January Log
Started the new year locked up in my apartment, experimenting with indigo. It's so peaceful and life-filling to finally work on something else than commissions and heavy research projects. This period also gave me the time to rethink the was in which I draw for a bit and finally choose to act on how I want my work to look like from now on.
Palm-shaped spreads for a collective zine that Ana, Gavril and I came up with. This is my contribution on Carlo Acutis, the soon-to-be new catholic patron saint of the internet. Hope the zine will be printed in this first half of the year so that we can put it on our fair tables.
Visited Berlin for the first time and this is what I was able to bring back to cry and obsess over, to keep and to show my friends. It was pretty unreal to see so many people who I've been following for years all have printed works in almost one single bookshop. Felt like a dream in which I keep finding all sorts of Polly Pockets in a thrift shop. First thing I did was make sure that I visit Colorama on their only open day. I was in awe of their local scene collection and over the moon after seeing so many publications from the people over in Leipzig there as well. Then found some more book in Zabriskie and a ton of kush and minikush at Neurotitan. In a crazy series of events I also got to meet Alyona who happened to pass through Berlin, and we were able to secure an art trade for the ages.
Back to quick commission work, I was invited to design the illustration for Glamour Romania's newsletter, Ping Pong. This is my proposal for the final drawing, although the colours did not make it to the newsletter due to them being deemed "too dark". May we reach a time in which dark colours do not mean dark atmosphere, uneasiness or "bad vibes", and we learn to trust artists and look deeper than paper-deep. Until then, we're at the corporate mercy of trends and presumptions on what colours should mean.
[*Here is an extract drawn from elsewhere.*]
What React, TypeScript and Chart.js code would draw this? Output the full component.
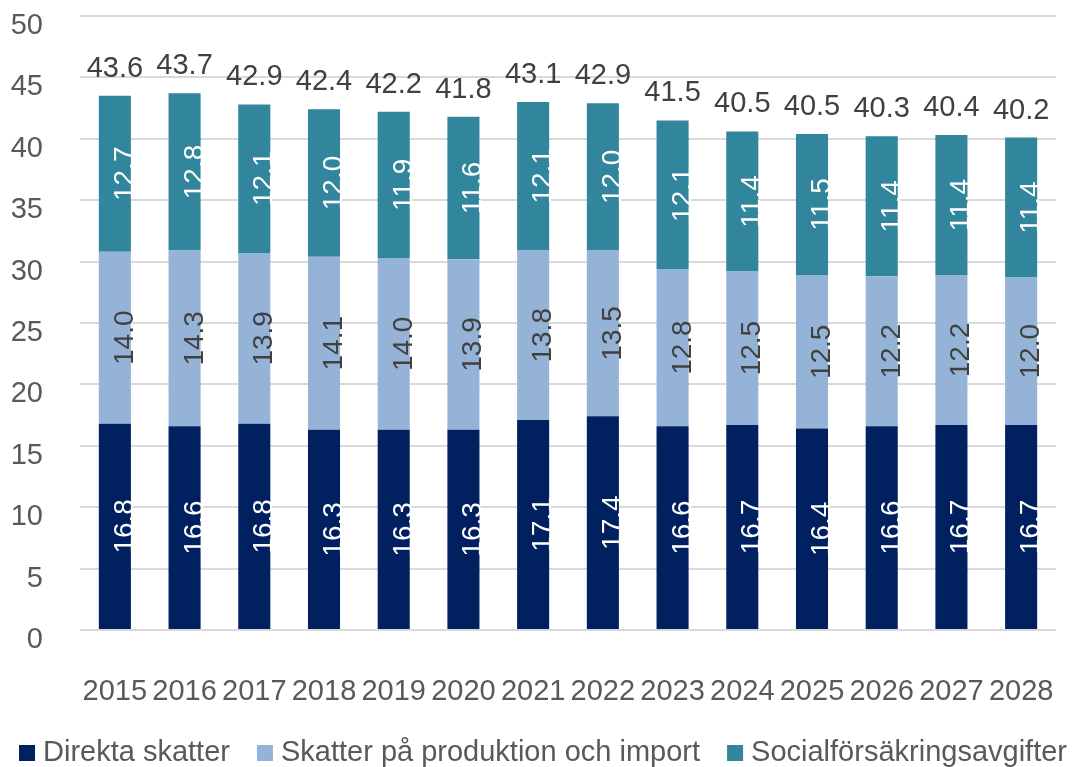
import React, { useEffect, useRef } from 'react';
import { Chart, registerables } from 'chart.js';

Chart.register(...registerables);

const years = ['2015', '2016', '2017', '2018', '2019', '2020', '2021', '2022', '2023', '2024', '2025', '2026', '2027', '2028'];
const direktaSkatter = [16.8, 16.6, 16.8, 16.3, 16.3, 16.3, 17.1, 17.4, 16.6, 16.7, 16.4, 16.6, 16.7, 16.7];
const skatterProduktion = [14.0, 14.3, 13.9, 14.1, 14.0, 13.9, 13.8, 13.5, 12.8, 12.5, 12.5, 12.2, 12.2, 12.0];
const socialAvgifter = [12.7, 12.8, 12.1, 12.0, 11.9, 11.6, 12.1, 12.0, 12.1, 11.4, 11.5, 11.4, 11.4, 11.4];
const totals = [43.6, 43.7, 42.9, 42.4, 42.2, 41.8, 43.1, 42.9, 41.5, 40.5, 40.5, 40.3, 40.4, 40.2];
const seriesNames = ['Direkta skatter', 'Skatter på produktion och import', 'Socialförsäkringsavgifter'];
const seriesColors = ['#002060', '#95B3D7', '#31859C'];
const insideLabelColors = ['#ffffff', '#404040', '#ffffff'];

const FONT = '"Liberation Sans", Arial, sans-serif';

const labelPlugin = {
  id: 'valueLabels',
  afterDatasetsDraw(chart: any) {
    const ctx = chart.ctx;
    ctx.save();
    chart.data.datasets.forEach((ds: any, di: number) => {
      const meta = chart.getDatasetMeta(di);
      meta.data.forEach((bar: any, i: number) => {
        const { x, y, base } = bar.getProps(['x', 'y', 'base'], true);
        const cy = (y + base) / 2;
        ctx.save();
        ctx.translate(x, cy);
        ctx.rotate(-Math.PI / 2);
        ctx.font = `28px ${FONT}`;
        ctx.fillStyle = insideLabelColors[di];
        ctx.textAlign = 'center';
        ctx.textBaseline = 'alphabetic';
        ctx.fillText(Number(ds.data[i]).toFixed(1), 0, 18);
        ctx.restore();
      });
    });
    const topMeta = chart.getDatasetMeta(chart.data.datasets.length - 1);
    topMeta.data.forEach((bar: any, i: number) => {
      const { x, y } = bar.getProps(['x', 'y'], true);
      ctx.font = `29px ${FONT}`;
      ctx.fillStyle = '#404040';
      ctx.textAlign = 'center';
      ctx.textBaseline = 'alphabetic';
      ctx.fillText(totals[i].toFixed(1), x, y - 19);
    });
    ctx.restore();
  },
};

const legendPlugin = {
  id: 'customLegend',
  afterDraw(chart: any) {
    const ctx = chart.ctx;
    ctx.save();
    ctx.font = `29px ${FONT}`;
    const box = 16;
    const gapBoxText = 8;
    const gapItems = 27;
    const widths = seriesNames.map((n) => ctx.measureText(n).width);
    const total = widths.reduce((a, w) => a + box + gapBoxText + w, 0) + gapItems * (seriesNames.length - 1);
    let x = 543 - total / 2;
    const baseline = chart.height - 6;
    seriesNames.forEach((name, i) => {
      ctx.fillStyle = seriesColors[i];
      ctx.fillRect(x, baseline - box, box, box);
      ctx.fillStyle = '#595959';
      ctx.textAlign = 'left';
      ctx.textBaseline = 'alphabetic';
      ctx.fillText(name, x + box + gapBoxText, baseline);
      x += box + gapBoxText + widths[i] + gapItems;
    });
    ctx.restore();
  },
};

export default function App() {
  const canvasRef = useRef<HTMLCanvasElement | null>(null);

  useEffect(() => {
    document.body.style.margin = '0';
    const canvas = canvasRef.current;
    if (!canvas) return;
    const chart = new Chart(canvas, {
      type: 'bar',
      data: {
        labels: years,
        datasets: [
          { label: seriesNames[0], data: direktaSkatter, backgroundColor: seriesColors[0] },
          { label: seriesNames[1], data: skatterProduktion, backgroundColor: seriesColors[1] },
          { label: seriesNames[2], data: socialAvgifter, backgroundColor: seriesColors[2] },
        ],
      },
      options: {
        responsive: false,
        animation: false,
        devicePixelRatio: 1,
        layout: { padding: { top: 16, right: 19, left: 0, bottom: 38 } },
        datasets: {
          bar: { categoryPercentage: 1, barPercentage: 0.46 },
        },
        scales: {
          x: {
            stacked: true,
            grid: { display: false, drawTicks: false },
            border: { display: false },
            ticks: { color: '#595959', font: { family: FONT, size: 29 }, padding: 45, maxRotation: 0, autoSkip: false },
            afterFit: (scale: any) => { scale.height = 99; scale.paddingLeft = 0; scale.paddingRight = 0; },
          },
          y: {
            stacked: true,
            min: 0,
            max: 50,
            grid: { color: '#D9D9D9', lineWidth: 2, drawTicks: false },
            border: { display: false },
            ticks: { stepSize: 5, color: '#595959', font: { family: FONT, size: 29 }, padding: 37, labelOffset: 10 },
            afterFit: (scale: any) => { scale.width = 80; scale.paddingTop = 0; scale.paddingBottom = 0; },
          },
        },
        plugins: {
          tooltip: { enabled: false },
          legend: { display: false },
        },
      },
      plugins: [labelPlugin, legendPlugin],
    } as any);
    return () => chart.destroy();
  }, []);

  return (
    <div style={{ width: 1075, height: 767 }}>
      <canvas ref={canvasRef} width={1075} height={767} style={{ display: 'block' }} />
    </div>
  );
}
Lastly, I took a shot at Snail Eye's fantasy comic open call for their zine. This is the lineless version of my submission. Small sequence of a continuation of the Romanian film Maria Mirabela. I've been dreaming of reimagining the plot of the movie in some way, either by rewriting the original or by making a continuation that's not the absolute aberration of Maria and Mirabela in Tranzistoria (barf emoji). I chose the latter, happy that the open call finally gave me a good reason to start working on this project.